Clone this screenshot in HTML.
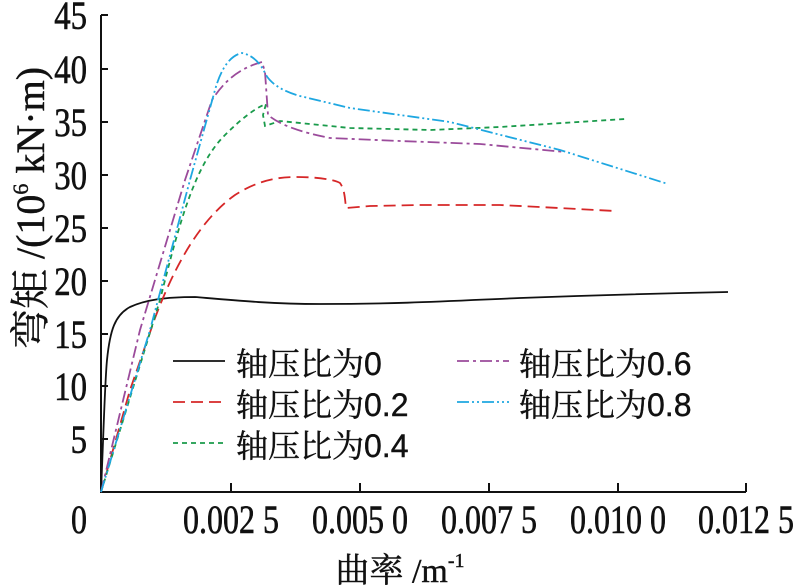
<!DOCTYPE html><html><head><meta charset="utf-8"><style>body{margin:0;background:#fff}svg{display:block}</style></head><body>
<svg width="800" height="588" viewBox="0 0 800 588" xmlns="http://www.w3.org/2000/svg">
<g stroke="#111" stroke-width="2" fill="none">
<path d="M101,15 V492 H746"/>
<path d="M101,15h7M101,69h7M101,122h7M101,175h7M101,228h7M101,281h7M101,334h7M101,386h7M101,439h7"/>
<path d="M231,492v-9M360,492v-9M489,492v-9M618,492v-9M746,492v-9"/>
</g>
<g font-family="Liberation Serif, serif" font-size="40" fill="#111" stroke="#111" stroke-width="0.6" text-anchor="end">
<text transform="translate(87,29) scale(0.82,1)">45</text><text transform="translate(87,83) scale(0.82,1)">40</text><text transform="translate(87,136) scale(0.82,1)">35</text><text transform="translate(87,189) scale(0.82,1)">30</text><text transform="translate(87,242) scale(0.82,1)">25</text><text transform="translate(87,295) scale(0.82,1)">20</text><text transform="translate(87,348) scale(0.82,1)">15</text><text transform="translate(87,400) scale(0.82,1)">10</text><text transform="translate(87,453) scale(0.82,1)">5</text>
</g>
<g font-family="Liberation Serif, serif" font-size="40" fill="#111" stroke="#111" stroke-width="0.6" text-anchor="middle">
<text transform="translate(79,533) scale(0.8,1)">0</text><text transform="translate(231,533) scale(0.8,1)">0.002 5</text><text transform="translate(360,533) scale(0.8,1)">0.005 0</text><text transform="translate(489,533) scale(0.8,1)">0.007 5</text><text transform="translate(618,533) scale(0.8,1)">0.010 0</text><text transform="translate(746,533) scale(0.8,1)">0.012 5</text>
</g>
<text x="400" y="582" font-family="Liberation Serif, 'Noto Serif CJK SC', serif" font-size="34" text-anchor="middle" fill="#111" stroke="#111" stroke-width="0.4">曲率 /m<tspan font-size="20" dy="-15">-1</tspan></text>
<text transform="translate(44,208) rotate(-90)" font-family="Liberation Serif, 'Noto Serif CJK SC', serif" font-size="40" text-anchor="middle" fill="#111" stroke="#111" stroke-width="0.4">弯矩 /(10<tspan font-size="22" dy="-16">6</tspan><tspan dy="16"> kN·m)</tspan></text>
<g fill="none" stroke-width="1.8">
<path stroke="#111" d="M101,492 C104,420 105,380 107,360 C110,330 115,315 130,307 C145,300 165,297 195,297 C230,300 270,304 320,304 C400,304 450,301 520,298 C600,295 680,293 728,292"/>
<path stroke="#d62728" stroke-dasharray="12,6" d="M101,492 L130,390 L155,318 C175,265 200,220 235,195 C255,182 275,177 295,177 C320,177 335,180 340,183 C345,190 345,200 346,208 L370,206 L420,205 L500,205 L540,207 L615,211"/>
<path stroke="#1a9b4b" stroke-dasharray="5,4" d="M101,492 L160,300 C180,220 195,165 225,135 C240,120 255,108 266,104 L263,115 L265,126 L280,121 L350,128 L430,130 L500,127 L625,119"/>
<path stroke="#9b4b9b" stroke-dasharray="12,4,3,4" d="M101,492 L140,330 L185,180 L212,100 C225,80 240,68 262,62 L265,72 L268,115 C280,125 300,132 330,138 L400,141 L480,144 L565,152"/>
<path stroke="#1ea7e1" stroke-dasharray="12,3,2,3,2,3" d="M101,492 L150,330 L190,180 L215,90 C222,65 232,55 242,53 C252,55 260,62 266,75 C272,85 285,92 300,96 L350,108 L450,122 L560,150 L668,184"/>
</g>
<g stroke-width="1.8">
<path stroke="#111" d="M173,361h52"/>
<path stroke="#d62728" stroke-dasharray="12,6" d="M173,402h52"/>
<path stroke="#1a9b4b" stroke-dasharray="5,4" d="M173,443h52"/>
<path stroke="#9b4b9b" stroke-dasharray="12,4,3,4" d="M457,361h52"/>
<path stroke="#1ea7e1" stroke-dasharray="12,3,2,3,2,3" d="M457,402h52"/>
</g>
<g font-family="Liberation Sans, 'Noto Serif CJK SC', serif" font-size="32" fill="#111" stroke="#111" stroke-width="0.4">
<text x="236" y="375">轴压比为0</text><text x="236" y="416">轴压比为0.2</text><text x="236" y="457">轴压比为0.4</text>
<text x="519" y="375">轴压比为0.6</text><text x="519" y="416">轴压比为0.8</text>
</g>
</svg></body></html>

• **Request**
Without the pictures, print the whole listing exactly as given.

• **Task response**
Clone this screenshot in HTML.
<!DOCTYPE html><html><head><meta charset="utf-8"><style>body{margin:0;background:#fff}svg{display:block}</style></head><body>
<svg width="800" height="588" viewBox="0 0 800 588" xmlns="http://www.w3.org/2000/svg">
<g stroke="#111" stroke-width="2" fill="none">
<path d="M101,15 V492 H746"/>
<path d="M101,15h7M101,69h7M101,122h7M101,175h7M101,228h7M101,281h7M101,334h7M101,386h7M101,439h7"/>
<path d="M231,492v-9M360,492v-9M489,492v-9M618,492v-9M746,492v-9"/>
</g>
<g font-family="Liberation Serif, serif" font-size="40" fill="#111" stroke="#111" stroke-width="0.6" text-anchor="end">
<text transform="translate(87,29) scale(0.82,1)">45</text><text transform="translate(87,83) scale(0.82,1)">40</text><text transform="translate(87,136) scale(0.82,1)">35</text><text transform="translate(87,189) scale(0.82,1)">30</text><text transform="translate(87,242) scale(0.82,1)">25</text><text transform="translate(87,295) scale(0.82,1)">20</text><text transform="translate(87,348) scale(0.82,1)">15</text><text transform="translate(87,400) scale(0.82,1)">10</text><text transform="translate(87,453) scale(0.82,1)">5</text>
</g>
<g font-family="Liberation Serif, serif" font-size="40" fill="#111" stroke="#111" stroke-width="0.6" text-anchor="middle">
<text transform="translate(79,533) scale(0.8,1)">0</text><text transform="translate(231,533) scale(0.8,1)">0.002 5</text><text transform="translate(360,533) scale(0.8,1)">0.005 0</text><text transform="translate(489,533) scale(0.8,1)">0.007 5</text><text transform="translate(618,533) scale(0.8,1)">0.010 0</text><text transform="translate(746,533) scale(0.8,1)">0.012 5</text>
</g>
<text x="400" y="582" font-family="Liberation Serif, 'Noto Serif CJK SC', serif" font-size="34" text-anchor="middle" fill="#111" stroke="#111" stroke-width="0.4">曲率 /m<tspan font-size="20" dy="-15">-1</tspan></text>
<text transform="translate(44,208) rotate(-90)" font-family="Liberation Serif, 'Noto Serif CJK SC', serif" font-size="40" text-anchor="middle" fill="#111" stroke="#111" stroke-width="0.4">弯矩 /(10<tspan font-size="22" dy="-16">6</tspan><tspan dy="16"> kN·m)</tspan></text>
<g fill="none" stroke-width="1.8">
<path stroke="#111" d="M101,492 C104,420 105,380 107,360 C110,330 115,315 130,307 C145,300 165,297 195,297 C230,300 270,304 320,304 C400,304 450,301 520,298 C600,295 680,293 728,292"/>
<path stroke="#d62728" stroke-dasharray="12,6" d="M101,492 L130,390 L155,318 C175,265 200,220 235,195 C255,182 275,177 295,177 C320,177 335,180 340,183 C345,190 345,200 346,208 L370,206 L420,205 L500,205 L540,207 L615,211"/>
<path stroke="#1a9b4b" stroke-dasharray="5,4" d="M101,492 L160,300 C180,220 195,165 225,135 C240,120 255,108 266,104 L263,115 L265,126 L280,121 L350,128 L430,130 L500,127 L625,119"/>
<path stroke="#9b4b9b" stroke-dasharray="12,4,3,4" d="M101,492 L140,330 L185,180 L212,100 C225,80 240,68 262,62 L265,72 L268,115 C280,125 300,132 330,138 L400,141 L480,144 L565,152"/>
<path stroke="#1ea7e1" stroke-dasharray="12,3,2,3,2,3" d="M101,492 L150,330 L190,180 L215,90 C222,65 232,55 242,53 C252,55 260,62 266,75 C272,85 285,92 300,96 L350,108 L450,122 L560,150 L668,184"/>
</g>
<g stroke-width="1.8">
<path stroke="#111" d="M173,361h52"/>
<path stroke="#d62728" stroke-dasharray="12,6" d="M173,402h52"/>
<path stroke="#1a9b4b" stroke-dasharray="5,4" d="M173,443h52"/>
<path stroke="#9b4b9b" stroke-dasharray="12,4,3,4" d="M457,361h52"/>
<path stroke="#1ea7e1" stroke-dasharray="12,3,2,3,2,3" d="M457,402h52"/>
</g>
<g font-family="Liberation Sans, 'Noto Serif CJK SC', serif" font-size="32" fill="#111" stroke="#111" stroke-width="0.4">
<text x="236" y="375">轴压比为0</text><text x="236" y="416">轴压比为0.2</text><text x="236" y="457">轴压比为0.4</text>
<text x="519" y="375">轴压比为0.6</text><text x="519" y="416">轴压比为0.8</text>
</g>
</svg></body></html>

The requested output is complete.